Generating test data for automated testing is an area that I have noticed can get very, very tedious when your application gets more and more complex. More importantly, it’s an area that I have noticed results in hard-to-maintain test logic. If you are a proponent of treating test code with the same importance of production code like I am, then you will want to refactor your test logic to make it more simple, maintainable and DRY.
In my last two projects I have been working with my team to come up with a good solution for this problem and I’m pretty stoked with what we’ve got so far. While I certainly had my hand in the end result, I certainly can’t claim all of the credit - far from it! Big props to my team mates Matt Kocaj and Poya Manouchehri for significant contributions to this.
Newing up objects everywhere
If you organically grow your automated test suite without thinking about how you are generating your test data then it’s likely you will end up with a lot of tests that have arrange sections full of object instantiation, and these sections are likely to get more and more complex as your object model gets complex (what if you need to have a customer that has 3 orders, each with 3 products?).

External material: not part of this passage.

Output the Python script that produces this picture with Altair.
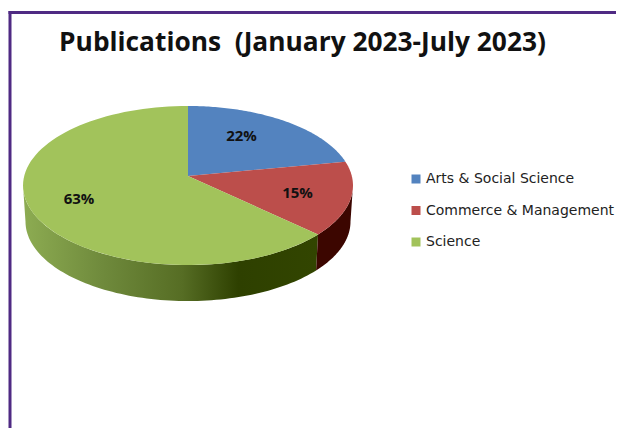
import numpy as np
import pandas as pd
import altair as alt

title_text = "Publications\u00a0 (January 2023-July 2023)"
categories = ["Arts & Social Science", "Commerce & Management", "Science"]
shares = [22, 15, 63]
labels = ["22%", "15%", "63%"]
colors = ["#5383bf", "#bc4e4b", "#a2c35b"]
red_side = "#3c0600"
border = "#4f2a83"

# perspective of the tilted disc (apex-centred, y pointing down)
A, B, P, DEPTH = 163.8, 78.4, 0.1195, 36
APEX = [180, 168]


def rim(t0, t1, dy=0.0, sx=1.0, n=90):
    th = np.radians(np.linspace(t0, t1, n))
    u, v = np.sin(th), -np.cos(th)
    w = 1 - P * v
    return np.column_stack([sx * A * u / w, B * v / w + dy]).tolist()


def feature(name, pts):
    pts = pts + [pts[0]]
    return {"type": "Feature", "properties": {"name": name},
            "geometry": {"type": "Polygon", "coordinates": [pts]}}


edges = np.concatenate([[0], np.cumsum(shares)]) * 3.6
front_l = np.degrees(np.arccos(-P))
front_r = 360 - front_l

top_faces = [feature(c, [[0, 0]] + rim(edges[i], edges[i + 1]))
             for i, c in enumerate(categories)]


def band(name, t0, t1):
    return [feature(name, rim(t0, t1) + rim(t0, t1, DEPTH, 0.985)[::-1])]


proj = dict(type="identity", scale=1, translate=APEX)

green_grad = alt.Gradient(
    gradient="linear", x1=0, x2=1, y1=0, y2=0,
    stops=[alt.GradientStop(offset=0, color="#8dac52"),
           alt.GradientStop(offset=0.27, color="#6f8a3c"),
           alt.GradientStop(offset=0.54, color="#566d24"),
           alt.GradientStop(offset=0.73, color="#2e4000"),
           alt.GradientStop(offset=1, color="#324500")],
)

side_green = alt.Chart(alt.Data(values=band("Science side", edges[2], front_r))).mark_geoshape(
    fill=green_grad, stroke=None).project(**proj)
side_red = alt.Chart(alt.Data(values=band("Commerce side", front_l, edges[2]))).mark_geoshape(
    fill=red_side, stroke=None).project(**proj)

top = alt.Chart(alt.Data(values=top_faces)).mark_geoshape(stroke=None).encode(
    color=alt.Color(
        "properties.name:N",
        scale=alt.Scale(domain=categories, range=colors),
        legend=alt.Legend(
            title=None, orient="none", legendX=401, legendY=164,
            symbolType="square", symbolSize=81, symbolStrokeWidth=0,
            labelFont="DejaVu Sans", labelFontSize=14, labelColor="#222222",
            labelLimit=300, rowPadding=17.5, labelOffset=3,
        ),
    )
).project(**proj)

left_rule = alt.Chart(pd.DataFrame({"a": [0]})).mark_rule(color=border, strokeWidth=3).encode(
    x=alt.value(2), y=alt.value(3), y2=alt.value(420))
top_rule = alt.Chart(pd.DataFrame({"a": [0]})).mark_rule(color=border, strokeWidth=3).encode(
    y=alt.value(4.5), x=alt.value(0.5), x2=alt.value(608))

title = alt.Chart(pd.DataFrame({"t": [title_text]})).mark_text(
    font="Open Sans", fontSize=26.3, fontWeight="bold", color="#111111", align="center", baseline="middle"
).encode(text="t:N", x=alt.value(294.5), y=alt.value(34.5))


def pct(i, x, y):
    return alt.Chart(pd.DataFrame({"t": [labels[i]]})).mark_text(
        font="Open Sans", fontSize=15, fontWeight="bold", color="#111111", align="center", baseline="middle"
    ).encode(text="t:N", x=alt.value(x), y=alt.value(y))


chart = alt.layer(
    side_green, side_red, top, left_rule, top_rule, title,
    pct(0, 233.5, 127.5), pct(1, 289.5, 185), pct(2, 71, 191),
).properties(
    width=608, height=420, padding=0,
    autosize=alt.AutoSizeParams(type="none"),
    background="white",
).configure_view(stroke=None)

chart.save("out.html", embed_options={"renderer": "svg", "actions": False})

If you are diligent with refactoring your tests then you will likely start pulling out common instantiations to private methods (or similar), but even then you are likely to notice the following patterns start to emerge:
- If you need to change the constructor of one of your classes there will be many, many instantiations using that constructor across your test project and so that refactor becomes a pain (and you are likely to do hacks like add default values that you wouldn’t otherwise when adding new parameters to make it easier).
- There is likely to be a lot of repetition across different test classes in the objects that are created.
- Building lists is really verbose and will likely feature a lot of repetition / hard-to-read code.
- You can bring in libraries like NBuilder to make this easier and more readable.
- You can’t use the best parts of NBuilder if you are not using public property setters so you can enforce domain invariants.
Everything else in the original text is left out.